Using the fungus solution, the maggots are wiped out, and Prof Jones is cured. Much to he relief of Jo who has fallen in love with him.

Prof Jones asks Jo to go up the Amazon with him and too marry her, which she agrees. In a tearful bittersweet ending, Jo and the Doctor part, he leaving the party to celebrate her impending wedding, and heading off with Bessie across a twilight landscape. It really is beautifully done. And anyone who tells you there is no emotional impact on classic Doctor Who should be made to watch this.

So, The Green Death is not only a scary story with truly horrid monsters, it's a love story, a story about the abuse of the environment, and about the power computers could have over man. There's a lot going on here.

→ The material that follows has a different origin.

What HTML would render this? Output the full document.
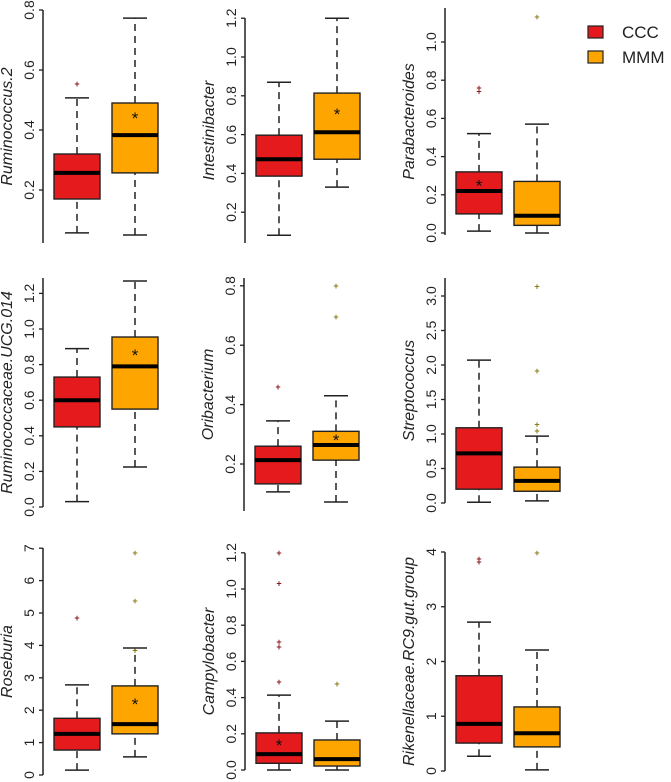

The use of real maggots is inspired and also the model giant ones are realistic enough to convince you to get out of their way. Also, the lighting effects on the green skin infection look fantastic, even by today's standards.

Again, the characters are strong in this story with fantastic performances from everyone. Particularly, Stewart Bevan as Prof Jones, who incidentally was just beginning a real life relationship with Katy Manning (Jo Grant). A case of fiction copying fact. So the emotional impact of that ending where the Doctor and Jo part, was felt more so, as Manning and Pertwee had such a strong connection throughout her run. He acted as a father like figure to her. Introducing her to the world of TV acting.

I think, this story had been one of, if not my favourite Pertwee's. It has such a lot going for it. And on top of that it spelled the end of an era. Doctor Who was in the process of changing again. New characters were going to come in. And Pertwee's time in the show was beginning to wind down. But not without one last series.

Some good extras on the DVD too. Including Jo's return a few years ago on The Sara Jane Adventures with Liz Sladen. The two compare notes on their time in the TARDIS and get to meet the latest Doctor, Matt Smith. Well worth a watch.